[BEGIN PROVIDED MATERIAL]
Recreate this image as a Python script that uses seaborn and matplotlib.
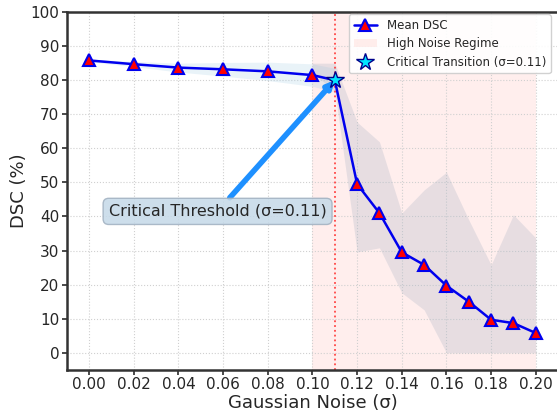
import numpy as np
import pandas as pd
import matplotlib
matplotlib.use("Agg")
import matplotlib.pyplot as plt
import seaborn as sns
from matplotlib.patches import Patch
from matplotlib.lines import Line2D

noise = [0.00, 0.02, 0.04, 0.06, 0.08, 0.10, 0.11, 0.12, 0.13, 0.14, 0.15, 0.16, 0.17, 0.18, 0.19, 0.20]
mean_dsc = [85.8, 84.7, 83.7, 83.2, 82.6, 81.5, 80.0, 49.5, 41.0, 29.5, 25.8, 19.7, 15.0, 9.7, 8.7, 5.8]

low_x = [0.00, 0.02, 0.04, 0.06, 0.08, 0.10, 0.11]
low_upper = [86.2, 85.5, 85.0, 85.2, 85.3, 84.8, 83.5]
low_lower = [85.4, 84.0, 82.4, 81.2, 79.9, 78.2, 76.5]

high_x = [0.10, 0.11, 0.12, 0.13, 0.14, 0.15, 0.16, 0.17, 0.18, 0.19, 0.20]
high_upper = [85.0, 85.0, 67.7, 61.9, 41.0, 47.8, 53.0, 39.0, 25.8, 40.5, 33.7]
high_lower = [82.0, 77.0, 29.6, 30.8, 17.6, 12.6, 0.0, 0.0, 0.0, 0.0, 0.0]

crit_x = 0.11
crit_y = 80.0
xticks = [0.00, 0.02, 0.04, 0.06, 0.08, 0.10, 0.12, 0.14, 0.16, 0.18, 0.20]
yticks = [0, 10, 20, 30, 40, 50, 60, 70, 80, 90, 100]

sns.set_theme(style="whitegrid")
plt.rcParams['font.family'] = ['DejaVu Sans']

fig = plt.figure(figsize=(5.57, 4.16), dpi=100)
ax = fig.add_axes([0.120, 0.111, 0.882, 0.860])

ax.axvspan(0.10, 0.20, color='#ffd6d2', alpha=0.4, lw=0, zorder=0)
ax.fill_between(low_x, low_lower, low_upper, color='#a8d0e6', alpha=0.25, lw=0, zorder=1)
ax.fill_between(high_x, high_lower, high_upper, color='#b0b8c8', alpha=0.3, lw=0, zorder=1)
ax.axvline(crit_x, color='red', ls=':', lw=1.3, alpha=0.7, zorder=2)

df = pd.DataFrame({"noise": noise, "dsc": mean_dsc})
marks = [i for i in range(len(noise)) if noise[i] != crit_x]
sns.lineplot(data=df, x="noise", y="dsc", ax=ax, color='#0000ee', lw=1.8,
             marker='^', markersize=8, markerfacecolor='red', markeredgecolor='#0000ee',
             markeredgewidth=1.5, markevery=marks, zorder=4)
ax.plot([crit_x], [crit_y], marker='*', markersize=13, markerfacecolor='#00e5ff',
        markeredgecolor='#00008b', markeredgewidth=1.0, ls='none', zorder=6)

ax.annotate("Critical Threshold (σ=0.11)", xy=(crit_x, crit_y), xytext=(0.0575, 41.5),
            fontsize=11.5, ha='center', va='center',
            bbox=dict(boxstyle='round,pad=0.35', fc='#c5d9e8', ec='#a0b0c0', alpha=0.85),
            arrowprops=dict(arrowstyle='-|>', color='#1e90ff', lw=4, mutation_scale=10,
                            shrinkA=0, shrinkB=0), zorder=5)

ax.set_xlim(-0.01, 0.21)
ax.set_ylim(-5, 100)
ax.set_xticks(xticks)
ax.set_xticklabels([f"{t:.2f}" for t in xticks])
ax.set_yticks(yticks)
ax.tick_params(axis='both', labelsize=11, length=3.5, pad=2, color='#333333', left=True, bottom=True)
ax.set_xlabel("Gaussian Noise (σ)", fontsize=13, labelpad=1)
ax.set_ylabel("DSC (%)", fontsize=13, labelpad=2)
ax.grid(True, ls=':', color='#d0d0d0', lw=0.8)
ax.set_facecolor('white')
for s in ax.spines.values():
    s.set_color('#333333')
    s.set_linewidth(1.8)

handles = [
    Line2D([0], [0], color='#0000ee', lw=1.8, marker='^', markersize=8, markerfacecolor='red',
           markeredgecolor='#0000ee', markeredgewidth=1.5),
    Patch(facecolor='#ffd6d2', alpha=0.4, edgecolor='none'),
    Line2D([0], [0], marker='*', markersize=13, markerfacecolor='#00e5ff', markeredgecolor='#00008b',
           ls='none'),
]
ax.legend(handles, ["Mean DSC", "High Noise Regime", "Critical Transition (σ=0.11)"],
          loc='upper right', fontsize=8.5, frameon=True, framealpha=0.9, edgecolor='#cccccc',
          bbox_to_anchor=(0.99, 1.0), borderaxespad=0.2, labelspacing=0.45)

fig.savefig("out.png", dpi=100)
[END PROVIDED MATERIAL]
**EXERCISE DIRECTIONS**
Return, unchanged, the lines from the first line of the material through the line that holds "0.0, 0.0, 0.0]", inclusive, omitting pictures.

**RESULT OF THIS EXERCISE**
Recreate this image as a Python script that uses seaborn and matplotlib.
import numpy as np
import pandas as pd
import matplotlib
matplotlib.use("Agg")
import matplotlib.pyplot as plt
import seaborn as sns
from matplotlib.patches import Patch
from matplotlib.lines import Line2D

noise = [0.00, 0.02, 0.04, 0.06, 0.08, 0.10, 0.11, 0.12, 0.13, 0.14, 0.15, 0.16, 0.17, 0.18, 0.19, 0.20]
mean_dsc = [85.8, 84.7, 83.7, 83.2, 82.6, 81.5, 80.0, 49.5, 41.0, 29.5, 25.8, 19.7, 15.0, 9.7, 8.7, 5.8]

low_x = [0.00, 0.02, 0.04, 0.06, 0.08, 0.10, 0.11]
low_upper = [86.2, 85.5, 85.0, 85.2, 85.3, 84.8, 83.5]
low_lower = [85.4, 84.0, 82.4, 81.2, 79.9, 78.2, 76.5]

high_x = [0.10, 0.11, 0.12, 0.13, 0.14, 0.15, 0.16, 0.17, 0.18, 0.19, 0.20]
high_upper = [85.0, 85.0, 67.7, 61.9, 41.0, 47.8, 53.0, 39.0, 25.8, 40.5, 33.7]
high_lower = [82.0, 77.0, 29.6, 30.8, 17.6, 12.6, 0.0, 0.0, 0.0, 0.0, 0.0]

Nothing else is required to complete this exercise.